• Problem requirements:
Scan the lines below; pull out those with "React".

- - - - -

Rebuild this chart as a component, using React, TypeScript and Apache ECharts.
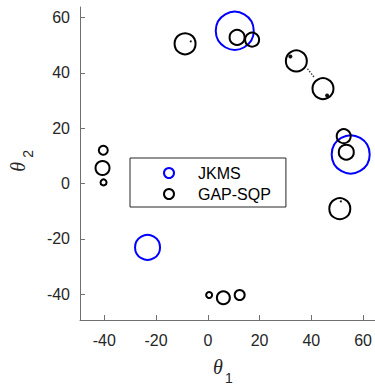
import React, { useEffect, useRef } from "react";
import * as echarts from "echarts";

// JKMS estimates (theta1, theta2) and marker diameters
const jkmsTheta1 = [10.4, 55.2, -23.3];
const jkmsTheta2 = [55.2, 10.5, -23.1];
const jkmsSize = [38, 38, 25];

// GAP-SQP estimates
const gapTheta1 = [-8.8, 11.3, 17.1, 34.2, 44.5, 52.5, 53.5, 51.0, -40.4, -40.7, -40.3, 0.5, 6.0, 12.3];
const gapTheta2 = [50.5, 52.8, 52.0, 44.3, 34.3, 17.1, 11.3, -9.1, 12.0, 5.6, 0.4, -40.3, -41.3, -40.3];
const gapSize = [21, 15, 14, 21, 21, 14, 15, 21, 9, 14, 6, 6, 13, 10];

// small filled points
const dotTheta1 = [31.9, 46.1, -6.6, 51.4];
const dotTheta2 = [45.9, 31.8, 51.4, -6.5];
const dotSize = [4, 4, 2, 2];

// dotted connector
const linkTheta1 = [38.5, 41.0];
const linkTheta2 = [41.5, 38.5];

const tickValues = [-40, -20, 0, 20, 40, 60];

const FONT = "'Liberation Sans', Arial, sans-serif";

export default function App() {
  const ref = useRef<HTMLDivElement>(null);
  useEffect(() => {
    if (!ref.current) return;
    const chart = echarts.init(ref.current, undefined, { renderer: "svg" });
    const axisCommon = {
      type: "value",
      axisLine: { show: true, onZero: false, lineStyle: { color: "#707070", width: 1 } },
      axisTick: { show: true, inside: true, length: 5, lineStyle: { color: "#707070" }, customValues: tickValues },
      axisLabel: { color: "#262626", fontSize: 16, fontFamily: FONT, margin: 10, customValues: tickValues },
      splitLine: { show: false },
    };
    chart.setOption({
      animation: false,
      grid: { left: 80, right: 0, top: 7, bottom: 65, containLabel: false },
      xAxis: { ...axisCommon, min: -49.4, max: 64.5, axisLabel: { ...axisCommon.axisLabel, margin: 12 } },
      yAxis: { ...axisCommon, min: -49.35, max: 63.8 },
      legend: {
        orient: "vertical",
        left: 130,
        top: 158,
        padding: [7, 15, 5, 33],
        borderColor: "#262626",
        borderWidth: 1,
        itemWidth: 48,
        itemHeight: 10,
        itemGap: 5,
        textStyle: { fontSize: 16, lineHeight: 16, color: "#000", fontFamily: FONT },
        data: [
          { name: "JKMS", icon: "circle", itemStyle: { color: "rgba(0,0,0,0)", borderColor: "#0000ff", borderWidth: 2 } },
          { name: "GAP-SQP", icon: "circle", itemStyle: { color: "rgba(0,0,0,0)", borderColor: "#000000", borderWidth: 2 } },
        ],
      },
      series: [
        {
          name: "JKMS",
          type: "scatter",
          data: jkmsTheta1.map((v, i) => [v, jkmsTheta2[i], jkmsSize[i]]),
          symbol: "circle",
          symbolSize: (d: number[]) => d[2],
          itemStyle: { color: "rgba(0,0,0,0)", borderColor: "#0000ff", borderWidth: 2, opacity: 1 },
          z: 2,
        },
        {
          name: "GAP-SQP",
          type: "scatter",
          data: gapTheta1.map((v, i) => [v, gapTheta2[i], gapSize[i]]),
          symbol: "circle",
          symbolSize: (d: number[]) => d[2],
          itemStyle: { color: "rgba(0,0,0,0)", borderColor: "#000000", borderWidth: 2, opacity: 1 },
          z: 3,
        },
        {
          name: "points",
          type: "scatter",
          data: dotTheta1.map((v, i) => [v, dotTheta2[i], dotSize[i]]),
          symbol: "circle",
          symbolSize: (d: number[]) => d[2],
          itemStyle: { color: "#111", opacity: 1 },
          z: 4,
        },
        {
          name: "link",
          type: "line",
          data: linkTheta1.map((v, i) => [v, linkTheta2[i]]),
          symbol: "none",
          lineStyle: { type: "dotted", color: "#444", width: 1.5 },
          z: 1,
        },
      ],
      graphic: [
        {
          type: "group",
          left: 213,
          top: 357,
          children: [
            { type: "text", x: 0, y: 0, style: { text: "\u03b8", font: "italic 20px 'Liberation Serif', serif", fill: "#262626" } },
            { type: "text", x: 12, y: 14, style: { text: "1", font: "14px " + FONT, fill: "#262626" } },
          ],
        },
        {
          type: "group",
          left: 8,
          top: 150,
          children: [
            {
              type: "text",
              x: 4,
              y: 28,
              rotation: Math.PI / 2,
              style: { text: "\u03b8", font: "italic 20px 'Liberation Serif', serif", fill: "#262626" },
            },
            {
              type: "text",
              x: 17,
              y: 14,
              rotation: Math.PI / 2,
              style: { text: "2", font: "14px " + FONT, fill: "#262626" },
            },
          ],
        },
      ],
    });
    return () => chart.dispose();
  }, []);
  return <div ref={ref} style={{ width: 375, height: 385, position: "absolute", left: 0, top: 0 }} />;
}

- - - - -

• Finished exercise:
Rebuild this chart as a component, using React, TypeScript and Apache ECharts.
import React, { useEffect, useRef } from "react";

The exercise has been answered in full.